Auch dieses Trauerspiel ist aus, und wie einst Napoleon dem ersten kein Napoleon der Zweite folgte, so hat nach Napoleon dem Dritten kein Napoleon der Vierte den Thron bestiegen. Was Wunder, daß nun ein dritter Prätendentenact gewagt und abermals versucht wird, über den vierten hinweg einen Napoleon den Fünften auf den Thron zu bringen? Wird die französische Nation sich heute mehr als 1848 an dem sogenannten „Fluch der Lächerlichkeit“ stoßen? Das Stück spielt in Frankreich, wo unsere Begriffe von Unmöglichkeiten kein Maßstab sind.

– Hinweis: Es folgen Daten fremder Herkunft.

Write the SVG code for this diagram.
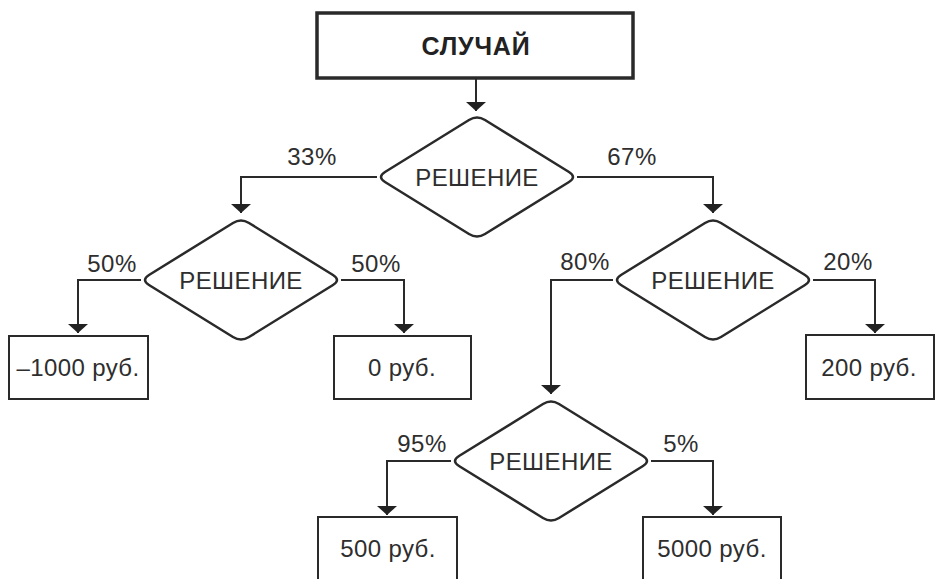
<svg xmlns="http://www.w3.org/2000/svg" xmlns:xlink="http://www.w3.org/1999/xlink" width="936" height="579" viewBox="0 0 936 579">
<style>
.box{fill:#fff;stroke:#2a2a2a;stroke-width:2}
.top{fill:#fff;stroke:#2a2a2a;stroke-width:3.5}
.dia{fill:#fff;stroke:#2a2a2a;stroke-width:2.5}
.con{fill:none;stroke:#2a2a2a;stroke-width:2;marker-end:url(#ah)}
text{font-family:"Liberation Sans",Arial,sans-serif;font-size:24px;fill:#2e2e2e;text-anchor:middle;letter-spacing:0.4px}
.lbl{font-size:24px;letter-spacing:0.5px}
.ttl{font-weight:bold;font-size:25px;fill:#222;letter-spacing:0.8px}
</style>
<defs>
<marker id="ah" viewBox="0 -10 9 20" refX="9" refY="0" markerWidth="9" markerHeight="20" markerUnits="userSpaceOnUse" orient="auto">
<path d="M0,-10 L9,0 L0,10 Z" fill="#222"/>
</marker>
<path id="dshape" d="M-92,-5 L-8,-57 Q0,-62 8,-57 L92,-5 Q100,0 92,5 L8,57 Q0,62 -8,57 L-92,5 Q-100,0 -92,-5 Z"/>
</defs>
<g id="connectors">
<path class="con" d="M476,78 V111"/>
<path class="con" d="M377,177 H241 V213"/>
<path class="con" d="M577,177 H713 V213"/>
<path class="con" d="M141,280 H78 V333"/>
<path class="con" d="M341,280 H404 V333"/>
<path class="con" d="M613,280 H551 V394"/>
<path class="con" d="M813,280 H875 V333"/>
<path class="con" d="M451,461 H387 V515"/>
<path class="con" d="M651,461 H713 V515"/>
</g>
<g id="labels">
<text class="lbl" x="312" y="165">33%</text>
<text class="lbl" x="632" y="165">67%</text>
<text class="lbl" x="112" y="272">50%</text>
<text class="lbl" x="376" y="272">50%</text>
<text class="lbl" x="585" y="270">80%</text>
<text class="lbl" x="848" y="270">20%</text>
<text class="lbl" x="422" y="452">95%</text>
<text class="lbl" x="681" y="452">5%</text>
</g>
<g id="n-sluchai">
<rect class="top" x="317" y="13" width="316" height="65"/>
<text class="ttl" x="476" y="55">СЛУЧАЙ</text>
</g>
<g id="n-d1">
<use xlink:href="#dshape" class="dia" transform="translate(477,177)"/>
<text x="477" y="186">РЕШЕНИЕ</text>
</g>
<g id="n-d2">
<use xlink:href="#dshape" class="dia" transform="translate(241,280)"/>
<text x="241" y="289">РЕШЕНИЕ</text>
</g>
<g id="n-d3">
<use xlink:href="#dshape" class="dia" transform="translate(713,280)"/>
<text x="713" y="289">РЕШЕНИЕ</text>
</g>
<g id="n-d4">
<use xlink:href="#dshape" class="dia" transform="translate(551,461)"/>
<text x="551" y="470">РЕШЕНИЕ</text>
</g>
<g id="n-minus1000">
<rect class="box" x="9" y="336" width="139" height="63"/>
<text x="78" y="376">–1000 руб.</text>
</g>
<g id="n-0">
<rect class="box" x="334" y="336" width="137" height="63"/>
<text x="402" y="376">0 руб.</text>
</g>
<g id="n-200">
<rect class="box" x="806" y="335" width="128" height="64"/>
<text x="869" y="376">200 руб.</text>
</g>
<g id="n-500">
<rect class="box" x="318" y="517" width="139" height="70"/>
<text x="388" y="557">500 руб.</text>
</g>
<g id="n-5000">
<rect class="box" x="643" y="517" width="138" height="70"/>
<text x="712" y="557">5000 руб.</text>
</g>
</svg>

Prinz Napoleon, dessen Vater Jérôme von Napoleon dem Dritten durch Decret vom 24. December 1852 zum eventuellen Thronfolger ernannt worden war, hat in seinem „Manifest“ sich der Nation als Erben von Napoleon dem Ersten und Napoleon dem Dritten vorgestellt und auf das Plebiscit als einzig gesetzlichen Ausdruck des Volkswillens über das ihm genehme Staatsoberhaupt hingewiesen, indem er zugleich für die Zukunft der Kirche die freundlichsten Aussichten eröffnete. – Die Aufnahme des Wagestücks war im ersten Augenblick keine für den Prätendenten günstige: ohne öffentliche Erregung hervorzurufen, konnte der Justizminister ihn verhaften lassen, und die Nationalversammlung genehmigte diesen Rechtsact. – Schon am 20. Januar wurde in der Kammer der Antrag zu zwei Gesetzentwürfen gestellt. Der eine ermächtigt den Präsidenten der Republik zur sofortigen Ausweisung jedes Kronprätendenten; der andere verschärft das Preßgesetz gegen Schmähungen der republkanischen Staatseinrichtungen. Ein dritter Antrag fordert die sofortige Entfernung der Prinzen von Orleans aus der Armee. Nach solchen Vorgängen hat es den Anschein, als ob die geplante Erschütterung diesmal zur Befestigung der Republik dienen solle – ein Erfolg, dem wir nur unseren Beifall zu zollen haben.